A warrant was issued for Lindsey’s arrest and a Washington and Lee student dean brought him to the Lexington Police Station the next day where he was charged with assault and battery.
“It will be handled as assault and battery,” he said. “I don’t know if they will elevate the seriousness of the charge or not. It depends on the testimony.”
Crowder said Washington and Lee does not have a history of gay-related incidents reported with the Lexington Police Department.
“I want to stress that this attack is highly unusual,” he said.
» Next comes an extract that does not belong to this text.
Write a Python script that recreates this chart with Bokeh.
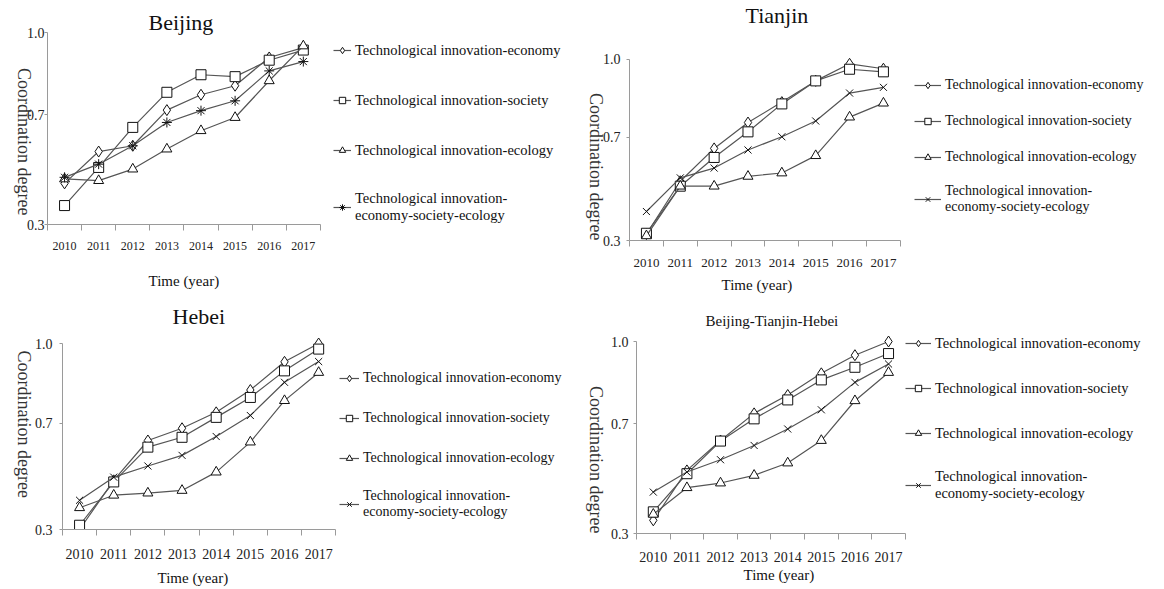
import math
from bokeh.plotting import figure
from bokeh.layouts import column, row
from bokeh.models import (Range1d, FixedTicker, PrintfTickFormatter, Legend, LegendItem, Title)
from bokeh.embed import file_html
from bokeh.resources import INLINE

years = ["2010", "2011", "2012", "2013", "2014", "2015", "2016", "2017"]
y_ticks = [0.3, 0.7, 1.0]

series_names = [
    "Technological innovation-economy",
    "Technological innovation-society",
    "Technological innovation-ecology",
    "Technological innovation-\neconomy-society-ecology",
]

bj_economy = [0.450, 0.566, 0.587, 0.717, 0.773, 0.806, 0.909, 0.945]
bj_society = [0.369, 0.508, 0.654, 0.782, 0.846, 0.839, 0.899, 0.936]
bj_ecology = [0.466, 0.460, 0.502, 0.575, 0.642, 0.690, 0.824, 0.951]
bj_overall = [0.472, 0.520, 0.587, 0.672, 0.715, 0.751, 0.860, 0.894]

tj_economy = [0.325, 0.529, 0.656, 0.756, 0.835, 0.917, 0.983, 0.964]
tj_society = [0.328, 0.510, 0.621, 0.720, 0.828, 0.917, 0.962, 0.952]
tj_ecology = [0.318, 0.510, 0.510, 0.548, 0.561, 0.628, 0.777, 0.831]
tj_overall = [0.412, 0.542, 0.580, 0.650, 0.701, 0.762, 0.870, 0.892]

hb_economy = [0.300, 0.485, 0.635, 0.681, 0.741, 0.825, 0.931, 1.000]
hb_society = [0.316, 0.479, 0.610, 0.647, 0.722, 0.797, 0.897, 0.979]
hb_ecology = [0.382, 0.429, 0.437, 0.447, 0.516, 0.629, 0.785, 0.891]
hb_overall = [0.410, 0.497, 0.539, 0.579, 0.650, 0.729, 0.854, 0.932]

bth_economy = [0.348, 0.530, 0.639, 0.738, 0.805, 0.884, 0.950, 1.000]
bth_society = [0.379, 0.518, 0.637, 0.718, 0.787, 0.860, 0.906, 0.956]
bth_ecology = [0.370, 0.467, 0.484, 0.512, 0.557, 0.639, 0.784, 0.887]
bth_overall = [0.451, 0.524, 0.569, 0.621, 0.681, 0.751, 0.851, 0.918]

FONT = "Liberation Serif"
LINE_COLOR = "#555555"
AXIS_COLOR = "#9a9a9a"
NBSP = "\u00a0"


def spacer(gap):
    return Title(text=" ", text_font_size="1px", standoff=gap)


def make_panel(title, data, overall_marker, w, h, row_top, left, data_w,
               data_top, data_bottom, ext_top,
               title_size, title_offset, title_standoff, title_gap,
               xtick_size, xtick_standoff, xlabel_offset, xlabel_gap,
               ytick_standoff, ylabel_standoff, ylabel_pad,
               leg_loc, leg_spacing, glyph_w, leg_font):
    n = len(years)
    xs = [i + 0.5 for i in range(n)]
    right = 2
    total_w = w - left - right
    x_end = n * total_w / data_w
    y0, y1 = y_ticks[0], y_ticks[-1]
    y_end = y1 + (y1 - y0) * ext_top / (data_bottom - data_top)
    top = data_top - ext_top - row_top
    bottom = row_top + h - data_bottom
    p = figure(width=w, height=h, output_backend="svg", toolbar_location=None,
               x_range=Range1d(0, x_end), y_range=Range1d(y0, y_end),
               min_border_left=left, min_border_right=right,
               min_border_top=top, min_border_bottom=bottom,
               outline_line_color=None, background_fill_color="white",
               border_fill_color="white")
    try:
        p.frame_align = False
    except Exception:
        pass
    p.title.text = title
    p.title.align = "left"
    p.title.offset = title_offset
    p.title.text_font = FONT
    p.title.text_font_size = f"{title_size}px"
    p.title.text_font_style = "normal"
    p.title.text_color = "#111111"
    p.title.standoff = title_standoff
    if title_gap > 0:
        p.add_layout(spacer(title_gap), "above")
    p.xgrid.visible = False
    p.ygrid.visible = False

    xa = p.xaxis[0]
    xa.bounds = (0, n)
    xa.ticker = FixedTicker(ticks=xs, minor_ticks=list(range(n + 1)))
    xa.major_label_overrides = {x: y for x, y in zip(xs, years)}
    xa.major_tick_out = 0
    xa.major_tick_in = 0
    xa.minor_tick_out = 6
    xa.minor_tick_in = 0
    xa.minor_tick_line_color = AXIS_COLOR
    xa.axis_line_color = AXIS_COLOR
    xa.major_label_text_font = FONT
    xa.major_label_text_font_size = f"{xtick_size}px"
    xa.major_label_text_color = "#222222"
    xa.major_label_standoff = xtick_standoff

    if xlabel_gap > 0:
        p.add_layout(spacer(xlabel_gap), "below")
    xt = Title(text="Time (year)", align="left", offset=xlabel_offset,
               standoff=0, text_font=FONT, text_font_size="15px",
               text_font_style="normal", text_color="#111111")
    p.add_layout(xt, "below")

    ya = p.yaxis[0]
    ya.bounds = (y0, y1)
    ya.ticker = FixedTicker(ticks=y_ticks, minor_ticks=[])
    ya.formatter = PrintfTickFormatter(format="%.1f")
    ya.major_tick_out = 3
    ya.major_tick_in = 0
    ya.major_tick_line_color = AXIS_COLOR
    ya.axis_line_color = AXIS_COLOR
    ya.major_label_text_font = FONT
    ya.major_label_text_font_size = "14px"
    ya.major_label_text_color = "#222222"
    ya.major_label_standoff = ytick_standoff
    ya.axis_label = "Coordination degree" + NBSP * ylabel_pad
    ya.axis_label_text_font = FONT
    ya.axis_label_text_font_size = "18px"
    ya.axis_label_text_font_style = "normal"
    ya.axis_label_text_color = "#333333"
    ya.axis_label_standoff = ylabel_standoff
    try:
        ya.axis_label_orientation = -math.pi / 2
    except Exception:
        pass
    try:
        ya.axis_label_align = "start"
    except Exception:
        pass

    markers = ["diamond", "square", "triangle", overall_marker]
    sizes = [11, 10, 10, 10]
    items = []
    for name, vals, mk, sz in zip(series_names, data, markers, sizes):
        lr = p.line(xs, vals, line_color=LINE_COLOR, line_width=1.2)
        sr = p.scatter(xs, vals, marker=mk, size=sz, fill_color="white",
                       line_color="#111111", line_width=1)
        items.append(LegendItem(label=name, renderers=[lr, sr]))
    leg = Legend(items=items, location=leg_loc, spacing=leg_spacing,
                 glyph_width=glyph_w, glyph_height=16, label_standoff=4,
                 padding=0, margin=0, border_line_color=None,
                 background_fill_alpha=0, label_text_font=FONT,
                 label_text_font_size=f"{leg_font}px", label_text_color="#111111",
                 label_height=20)
    p.add_layout(leg, "center")
    return p


H1, H2 = 298, 289

p1 = make_panel("Beijing", [bj_economy, bj_society, bj_ecology, bj_overall], "asterisk",
                572, H1, 0, 41, 276, 32, 224, 0,
                22, 101, -4, 0,
                12, 11, 101, 15,
                0, 0, 2,
                (286, 0), 30, 18, 14.5)
p2 = make_panel("Tianjin", [tj_economy, tj_society, tj_ecology, tj_overall], "x",
                576, H1, 0, 51, 274, 57, 240, 8,
                22, 116, 0, 21,
                13, 12, 92, 2,
                6, 4, 0,
                (285, 25), 16, 27, 14)
p3 = make_panel("Hebei", [hb_economy, hb_society, hb_ecology, hb_overall], "x",
                572, H2, H1, 55, 277, 343, 529, 8,
                22, 110, 0, 4,
                14, 13, 95, 3,
                7, 8, 7,
                (277, 9), 20, 20, 14)
p4 = make_panel("Beijing-Tianjin-Hebei", [bth_economy, bth_society, bth_ecology, bth_overall], "x",
                576, H2, H1, 58, 272, 341, 533, 12,
                15, 69, 2, 0,
                14, 12, 107, 0,
                5, 12, 0,
                (269, 31), 25, 26, 14.5)

layout = column(row(p1, p2), row(p3, p4))
open("out.html", "w").write(file_html(layout, INLINE))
Diane Meier, another openly gay law student at Washington and Lee, is a friend of Dunkel’s who was at the same party. In an interview with the Cavalier Daily, she said she was verbally and physically harassed at the party when students threw food and yelled anti-gay slurs at her. She told the paper that when she and Dunkel went to school administrators about the incidents, they were “unresponsive.” A police report was not filed in that incident.
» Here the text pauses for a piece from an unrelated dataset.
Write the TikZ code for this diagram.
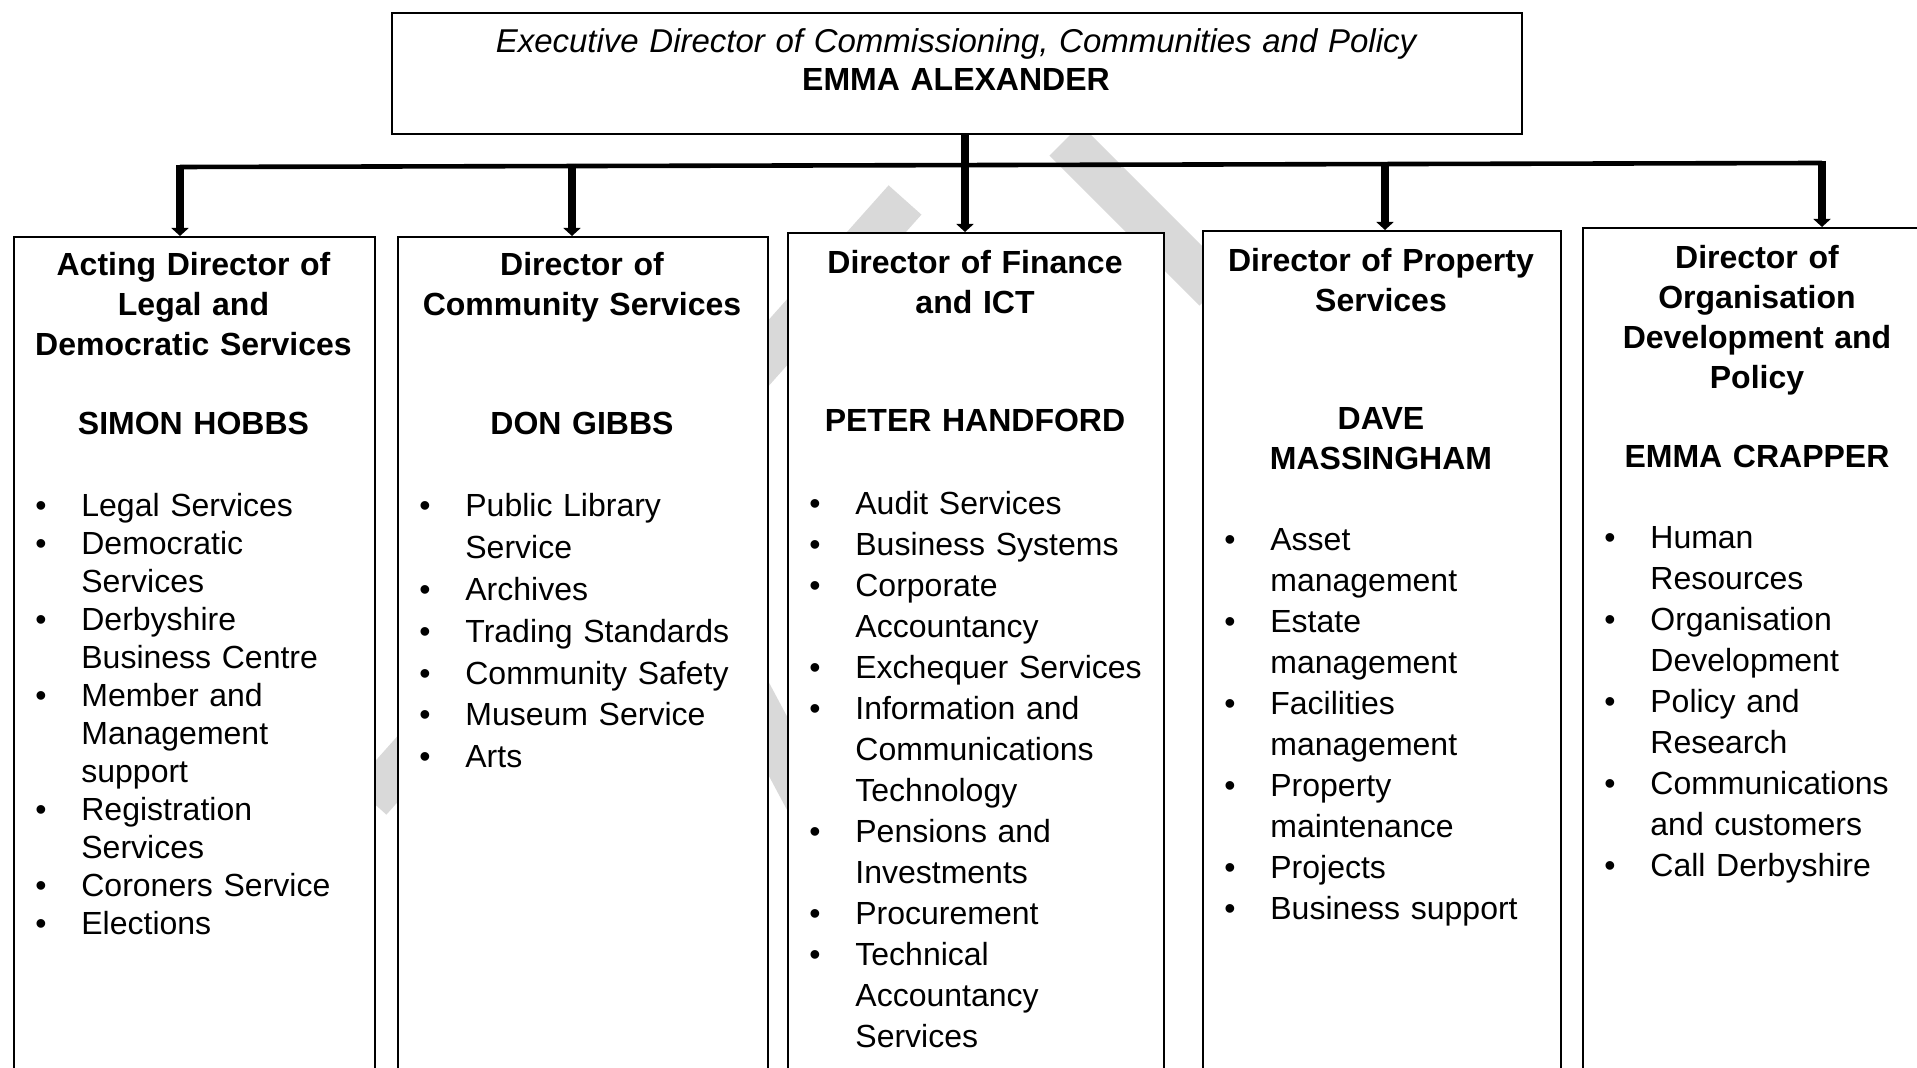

“There are only five [openly] gay kids here and we all feel really unsafe,” Meier told the Cavalier Daily.
Meier declined to discuss the incident with the Blade.
Michael Young, director of public safety, and professor Louise Harper, faculty adviser for Outlaw, did not return calls by Blade press time.
Will Chamberlin, co-president of Washington and Lee’s gay-straight alliance, said the group is a separate undergraduate organization from Outlaw and referred questions to John Martin, Outlaw’s executive chair, who declined to comment.
In a March 29 post on Outlaw’s web site, members of the organization voiced concern over what they called an environment of discrimination and intolerance at the university in the past two years.
“Our responses to the firing of gay faculty members, the pervasive use of homophobic slurs, feelings of physical danger and specific incidents of verbal and physical assault based on sexual orientation appear to have fallen on deaf ears,” the post said.
The post said despite meetings with deans and the past two university presidents, Outlaw members are invariably told the administration is “powerless to act.” It concluded by demanding the university enforce its policy prohibiting discrimination on the basis of sexual orientation and to inform students of the policy and to put together a plan to end intolerance among students, faculty and staff.
Timothy Kolly, vice president for public affairs and communications at Washington and Lee said the school has a strong policy of nondiscrimination and acts on each complaint received.
“We don’t tolerate that kind of thing here,” he said. “The chair of the GSA met with the president and felt the administration was doing everything it could to address the situation.”
In a letter to students, university president Ken Ruscio affirmed the school’s “commitment to a community of inclusion and tolerance.”
“Our actions and response as a University are always guided by concerns for members of the community and respect for individual rights,” Ruscio’s letter said.